PETROCHEM HEALTH, SAFETY TRAINING AT ISSUE

Oct. 21, 1991
The U.S. petrochemical industry has disputed the findings in a John Gray Institute study that criticized safety and health training for direct hire and contractors' workers at plants. The Occupational Safety and Health Administration commissioned the study following a November 1989 Phillips 66 Co. plant explosion near Houston. The report recommended sweeping improvements in safety training (OGJ, Aug. 12, p. 95).

The U.S. petrochemical industry has disputed the findings in a John Gray Institute study that criticized safety and health training for direct hire and contractors' workers at plants.

The Occupational Safety and Health Administration commissioned the study following a November 1989 Phillips 66 Co. plant explosion near Houston. The report recommended sweeping improvements in safety training (OGJ, Aug. 12, p. 95).

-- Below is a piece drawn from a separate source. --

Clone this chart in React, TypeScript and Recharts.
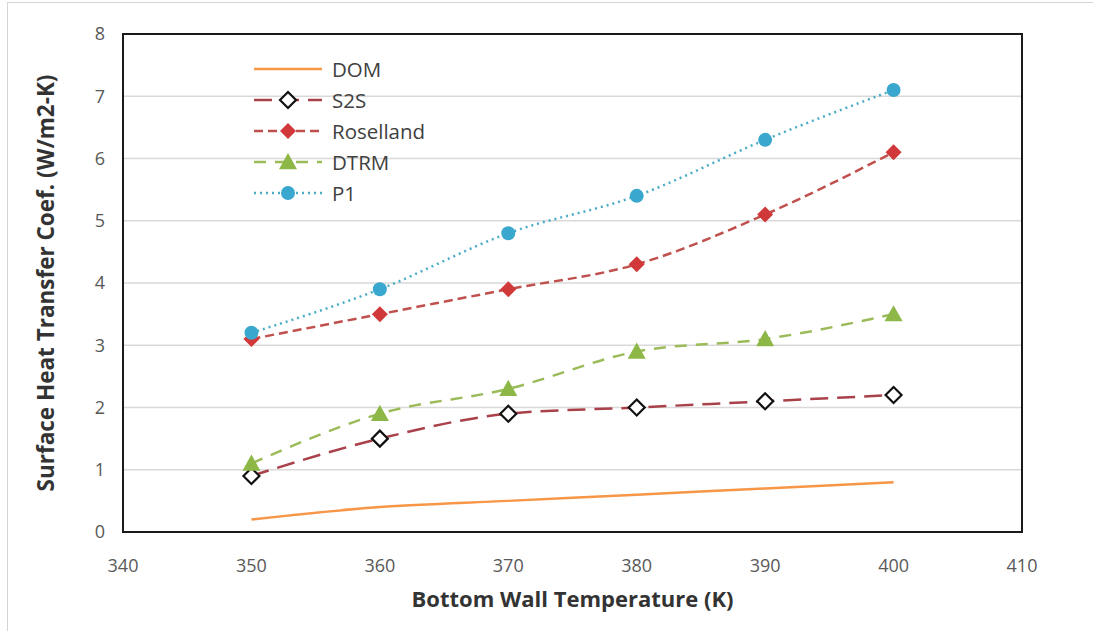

Gerard Scannell, OSHA administrator, told a House government operations subcommittee hearing the agency plans to issue a final rule on its process safety management standard early in 1992.

He said OSHA has increased petrochemical industry enforcement, investigating six plants and opening an off ice in the Houston area. And before the end of the year, OSHA will propose a rule requiring plant-wide recordkeeping.

Scannell said, "The injury and illness rates for the petrochemical industry have traditionally been lower than the general industry average.

"One possible reason for this is that petrochemical employers keep records only for their direct hire employees, while statistics for contract employees are kept by each contracting firm. This has resulted in an inaccurate measure of the severity and frequency of injuries and illnesses in individual plants and in the industry."

LABOR'S VIEW

Robert Wages, president of the Oil, Chemical and Atomic Workers International Union, charged the petrochemical industry obstructed the study so much it is "an absolute miracle" that this report was able to reach the conclusions it did.

Wages said, "Contracting is far more prevalent than the Gray report lets on. The most serious shortcoming of the study is its failure to come right out and say that the contract work system is inherently inferior when it comes to safety. It goes all around this point without nailing it ... They were right that labor relations are lousy and that they are an obstacle to the resolution of the contractor safety issue."

INDUSTRY'S RESPONSE

The Chemical Manufacturers Association complained about the methodology and analysis in the report.

"For example," CMA said, "the study failed to establish-despite assertions to the contrary-any link between the use of contractors and major process accidents or show any direct relationship between the use of contractors and process safety performance. Yet, in no small way, the report makes a number of recommendations for solving problems it did not substantiate."

CMA said two Gray Institute conclusions are untrue: that the use of contract workers has grown significantly and that the direct hire workforce has declined.

"We strongly disagree with the notion that plant employees and contract workers must receive identical or uniform safety and skills training, regardless of the jobs they perform."

Eugene McBrayer, Exxon Chemical Co. president, said, "We have analyzed our incident data and find no linkage between the use of contractors and the cause of incidents. In addition, Exxon Chemical data show no increasing trend in the use of contractors relative to direct hires the past 15 years."

Brown & Root Industrial Services Inc. Pres. Lawrence Pope, claiming the study failed to link accidents with increasing use of contract employees, said, "Despite these limitations, the authors proposed numerous sweeping reforms on the apparent premise that contract employers, as a class, are incapable of providing adequate safety training to their employees. To paint all contractors with such a broad brush is unjustified."